C'est également au développement que nous estimons devoir - au moins pour une part, mais cette part est fondamentale, notre valeur morale et intellectuelle. Nous croyons que l'homme des sociétés traditionnelles (chasseur primitif, pasteur nomade ou, tout simplement, agriculteur) n'avait guère qu'une existence répétitive, chaque génération vivant et produisant les biens nécessaires à sa consommation de la même manière que la génération précédente. L'homme des sociétés traditionnelles était donc fondamentalement refermé sur lui-même et sur son mode de vie, ignorant de tout ce qui n'était pas son horizon particulier et borné, horizon géographique, certes, mais plus encore horizon culturel.

Ainsi nous nous représentons l'homme des sociétés traditionnelles comme frustre et borné, à la limite grossier. Mais grâce au commerce et aux échanges - eux-mêmes à la fois résultat et moteurs du développement - nous serions enfin sortis de cette torpeur, de cette lourdeur bornée : nos esprits se sont affinés, nos pensées se sont approfondies et ouvertes à des horizons plus vastes. C'est tout cela que symbolise le cliché qui oppose la lourdeur du paysan, du rustre (rus = campagne) à l"'urbanité" (urbs = ville) de l'habitant des villes. N'est-ce pas d'ailleurs dans et par les villes que progressent les sciences et les arts, c'est-à-dire la civilisation ? Et les villes elles-mêmes ne sont-elles pas à la fois le produit d'un début de développement et l'incitateur d'un nouvel élan ?

C'est pourquoi dès que les sociétés modernes rencontrent un problème, elles en recherchent la solution dans la relance ou, à tout le moins, la poursuite du développement. Certains peuples sont-ils plongés dans la famine et la misère ? Il faut donc (ou, plus modestement, il faudrait) qu'ils "accèdent" au développement, qu'ils effectuent leur "décollage économique". Les inégalités risquent-elles d'affaiblir le consensus social ? -il s'agit donc d'accroître la masse des biens et des services que la société est à même de mettre en circulation, d'augmenter le gâteau à partager afin que la part de chacun soit plus grosse. Le chômage s'accroît-il ? -il faut donc relancer (d'une manière ou d'une autre) I'économie, c'est-à-dire réactiver le développement, afin de créer les emplois nécessaires à la production de nouveaux biens et de nouveaux services.

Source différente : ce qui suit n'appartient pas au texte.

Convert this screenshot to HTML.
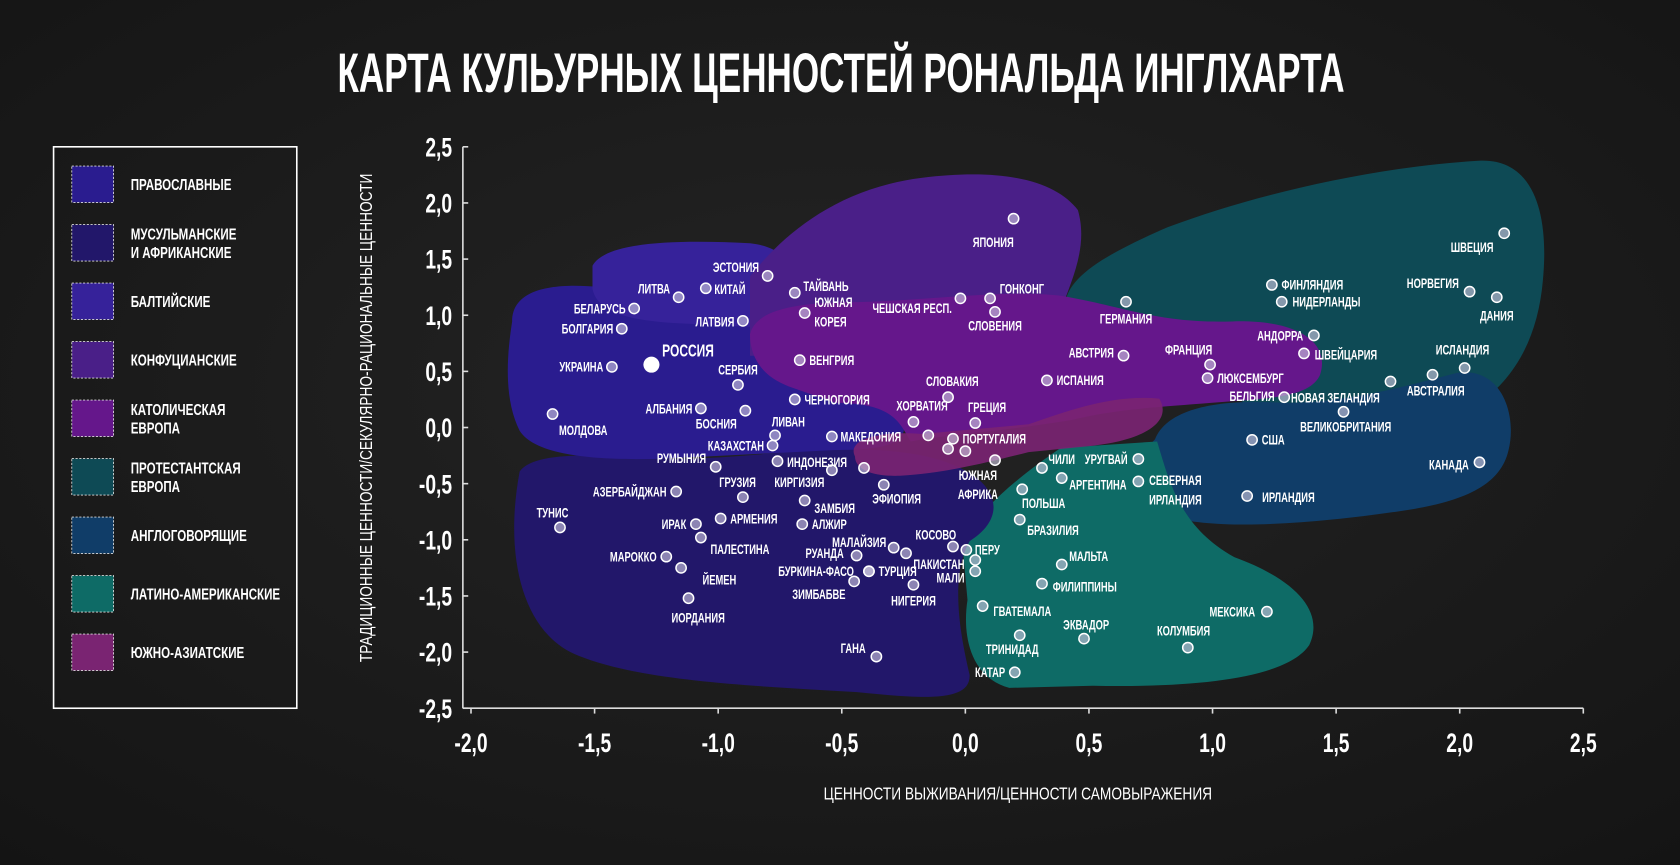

Ainsi la vénération du développement et la volonté d'en assurer la poursuite semblent constituer le fond commun de toutes les "politiques" modernes. Les programmes de droite comme de gauche impliquent également un fort taux de croissance, la poursuite ou la relance de l'expansion économique, etc. De sorte qu'à gauche comme à droite, le bon régime, c'est celui qui construit des barrages, édifie des usines et des ponts, qui développe l'industrialisation de l'agriculture et la production automobile et qui envoie des fusées dans la lune. En fait, comme nous allons le voir, si les politiques de droite et de gauche ont tant en commun, c'est qu'elles ont aussi en commun une certaine conception de l'homme, de histoire et du progrès social.


Le fond commun du socialisme et du libéralisme

On objectera à cette affirmation : comment peut-on ramener ainsi les "sociétés modernes" à l'unique dénominateur commun du développement, alors qu'apparemment notre monde est profondément divisé en systèmes socio-économiques opposés qui se veulent inconciliables : libéralisme, socialisme, et toutes leurs variantes, démocratiques ou autoritaires.

Pourtant, au-delà de leurs divergences, ces systèmes présentent en profondeur une étrange ressemblance et s'alimentent à une commune croyance dans les vertus du développement.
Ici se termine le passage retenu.